A client in his early 50’s wanted to have his mortgage paid off by his retirement.
We compared two options:
First: A loan fixed for 15 years has a lower interest rate, but higher payments. He was concerned that in the future months, he would not be able to make those payments.
Second: If he would choose a 30 year fixed loan and make his monthly payment $935 more (as if it were a 15 year loan), the balance can be paid off in only 16 years!
He decided to take the 30 year fixed loan and pay the $3,000/month for as long as he can.
A client had a 30 year fixed rate at 4.50% and Mortgage Insurance (MI). Her total monthly payments were $2,270. She called after she had received a flyer in the mail offering 4.25%, fixed for 30 years.
We checked the rates on our computer. 4.25% was available, BUT with closing costs. She wanted a NO-cost loan.
After meeting with her and her husband and finding out about their plans, we offered them a loan fixed for 7 years with the rate of 3.375% (no closing costs).
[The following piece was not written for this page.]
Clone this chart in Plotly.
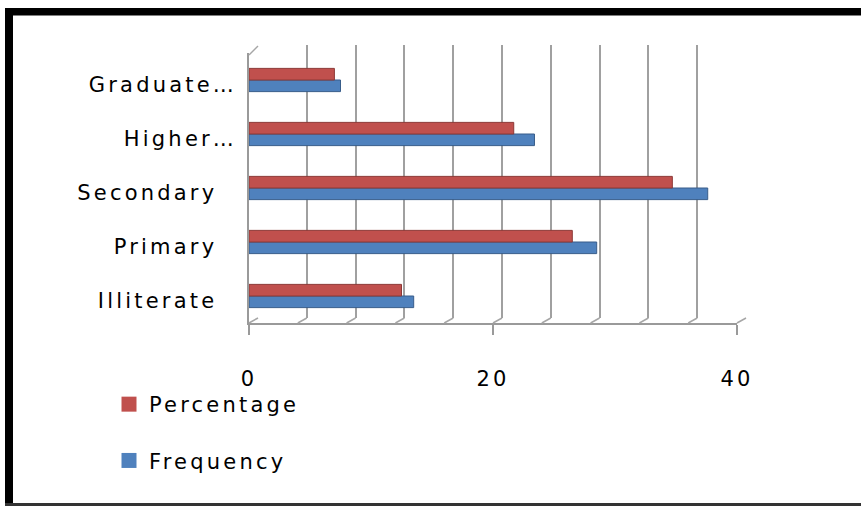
import plotly.graph_objects as go

# ---------------- data ----------------
categories = ["Illiterate", "Primary", "Secondary", "Higher…", "Graduate…"]
tick_labels = ["Illiterate\u00a0\u00a0", "Primary\u00a0\u00a0", "Secondary\u00a0\u00a0", "Higher…", "Graduate…"]
percentage = [12.5, 26.5, 34.7, 21.7, 7.0]
frequency = [13.5, 28.5, 37.6, 23.4, 7.5]
x_tick_vals = [0, 20, 40]
grid_step = 4
x_max = 40

RED = "#C0504D"
BLUE = "#4F81BD"
FONT = "DejaVu Sans"

# ---------------- geometry helpers (pixels -> paper) ----------------
FW, FH = 861, 506
L, R, T, B = 249, 750, 45, 324
PW, PH = R - L, B - T


def px(x):
    return (x - L) / PW


def py(y):
    return (B - y) / PH


fig = go.Figure()

# back wall (grid) subplot: x / y
fig.add_trace(go.Scatter(x=[None], y=[None], xaxis="x", yaxis="y", showlegend=False, hoverinfo="skip"))

# legend entries (Percentage listed first)
fig.add_trace(go.Scatter(x=[None], y=[None], xaxis="x", yaxis="y", mode="markers", name="Percentage",
                         legendgroup="p", hoverinfo="skip",
                         marker=dict(symbol="square", size=15, color=RED)))
fig.add_trace(go.Scatter(x=[None], y=[None], xaxis="x", yaxis="y", mode="markers", name="Frequency",
                         legendgroup="f", hoverinfo="skip",
                         marker=dict(symbol="square", size=15, color=BLUE)))

# bars on front subplot x2 / y2 (Frequency first -> lower bar in each group)
fig.add_trace(go.Bar(y=categories, x=frequency, orientation="h", name="Frequency",
                     xaxis="x2", yaxis="y2", showlegend=False, legendgroup="f",
                     marker=dict(color=BLUE, line=dict(color="#385D8A", width=1))))
fig.add_trace(go.Bar(y=categories, x=percentage, orientation="h", name="Percentage",
                     xaxis="x2", yaxis="y2", showlegend=False, legendgroup="p",
                     marker=dict(color=RED, line=dict(color="#8C3836", width=1))))

# decorative 3D frame pieces
shapes = []
scale = (737 - 249) / x_max
for v in range(0, x_max + 1, grid_step):
    fx = 249 + v * scale
    shapes.append(dict(type="line", xref="paper", yref="paper",
                       x0=px(fx), y0=py(323), x1=px(fx + 9), y1=py(318),
                       line=dict(color="#A6A6A6", width=1.5)))
shapes.append(dict(type="line", xref="paper", yref="paper",
                   x0=px(249), y0=py(55), x1=px(258), y1=py(46),
                   line=dict(color="#A6A6A6", width=1.5)))
# outer frame
shapes.append(dict(type="rect", xref="paper", yref="paper",
                   x0=px(5), x1=px(861), y0=py(15.5), y1=py(8),
                   fillcolor="black", line=dict(width=0)))
shapes.append(dict(type="rect", xref="paper", yref="paper",
                   x0=px(5), x1=px(13), y0=py(506), y1=py(8),
                   fillcolor="black", line=dict(width=0)))
shapes.append(dict(type="line", xref="paper", yref="paper",
                   x0=px(5), x1=px(861), y0=py(504.5), y1=py(504.5),
                   line=dict(color="#333333", width=3)))

tick_font = dict(family=FONT, size=21, color="#000000")

fig.update_layout(
    width=FW, height=FH,
    margin=dict(l=L, r=FW - R, t=T, b=FH - B, pad=0),
    paper_bgcolor="white",
    plot_bgcolor="rgba(0,0,0,0)",
    barmode="group",
    bargap=0.57,
    bargroupgap=0,
    showlegend=True,
    legend=dict(x=px(109), y=py(384), xanchor="left", yanchor="top",
                traceorder="grouped", tracegroupgap=26,
                font=dict(family=FONT, size=21, color="#000000"),
                bgcolor="rgba(0,0,0,0)", itemclick=False, itemdoubleclick=False),
    xaxis=dict(domain=[px(258), px(746)], range=[0, x_max], dtick=grid_step, tick0=0,
               showgrid=True, gridcolor="#A0A0A0", gridwidth=1.6,
               showticklabels=False, ticks="", showline=False, zeroline=False,
               anchor="y", fixedrange=True),
    yaxis=dict(domain=[py(318), py(45)], range=[0, 1], showgrid=False,
               showticklabels=False, ticks="", showline=False, zeroline=False,
               anchor="x", fixedrange=True),
    xaxis2=dict(domain=[0, px(737)], range=[0, x_max], tickvals=x_tick_vals,
                showgrid=False, zeroline=False, showline=True, linecolor="#9A9A9A", linewidth=1.5,
                ticks="outside", ticklen=10, tickcolor="#9A9A9A", tickwidth=1.5,
                tickfont=tick_font, ticklabelstandoff=26,
                anchor="y2", fixedrange=True),
    yaxis2=dict(domain=[py(323), py(53)], type="category",
                tickvals=categories, ticktext=tick_labels,
                showgrid=False, zeroline=False, showline=True, linecolor="#9A9A9A", linewidth=1.5,
                ticks="", tickfont=tick_font, ticklabelstandoff=6, ticklabelshift=5,
                anchor="x2", fixedrange=True),
    shapes=shapes,
)

post = """
var gd = document.getElementById('{plot_id}');
function ls(){
  gd.querySelectorAll('g.xaxislayer-above text, g.yaxislayer-above text, text.legendtext').forEach(function(e){
    e.style.letterSpacing = '3.2px';
  });
  gd.querySelectorAll('g.legend [clip-path]').forEach(function(e){
    e.removeAttribute('clip-path');
  });
}
ls();
if (gd.on) { gd.on('plotly_afterplot', ls); }
"""

fig.write_html("out.html", config={"displayModeBar": False}, post_script=post)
They agreed to take the loan, but then started shopping around. Someone offered them 3.25%, but when they received the Good Faith Estimate of the closing costs and we analyzed it, we pointed out that it would cost them $1,500 in additional closing costs.
There is always someone who has “better deal”, but how much it will cost at the end is a different story. After our explanations of the mortgage process, the clients decided to stick with us. Meanwhile, two months passed since we first met them.
Their new payment is $1,843 (A total savings of $427–the difference between 3.25% and 3.375% is about $28/month)!
- They had a foreclosure less than 7 years ago.
- They bought their current home less than 2 years ago and were planning to keep it until October, to avoid paying any taxes.
- Their current home, which has three bedrooms, was financed with an FHA loan.
- General Rule: Borrowers need to pay off their FHA loan BEFORE getting a new one.
- The client started a new job.
- The wife is 6 months pregnant.
- Most of the down payment is a gift from parents.
- They needed to be able to qualify for two mortgages with two mortgage insurances.
- The real estate agent is acting as both buyers’ and sellers’ agent.
- There are two other offers and the real estate agent never worked with our company and recommended her clients use her mortgage lender.
- The credit report did not show the foreclosure, but the lender found out about it from other sources.
- After we found a lender who could do this complex transaction, the clients applied for a loan with another lender who “promised a better deal”.
- They did the same thing to us two years ago.
- When they found out that their lender could not deliver, they came back to us.
- The real estate agent needed to secure an extension for the contract.
- We told the real estate agent that we had never lost a sales transaction over our entire 30-year long career. We knew we would pull this one through as well.
A short sale is a sale of real estate in which the proceeds from the selling of the property will fall short of the balance of the debts. When values of the real estate properties dropped for less than the loan amount, many borrowers tried to modify their mortgages while still living in the property. Those who did not succeed and/or wanted to move out could sell their homes and condos by finding buyers who would purchase their property for less after the real estate agents negotiated with the lenders to accept a sales price of equal or less than the loan amount in order to avoid foreclosure. Short Sales were very popular for a while. Now, when property values started to recoup, the picture has changed. At the same time, lenders (or the government controlled secondary markets) are changing guidelines. Buyers who had short sales will have to wait longer (for foreclosures–7 years).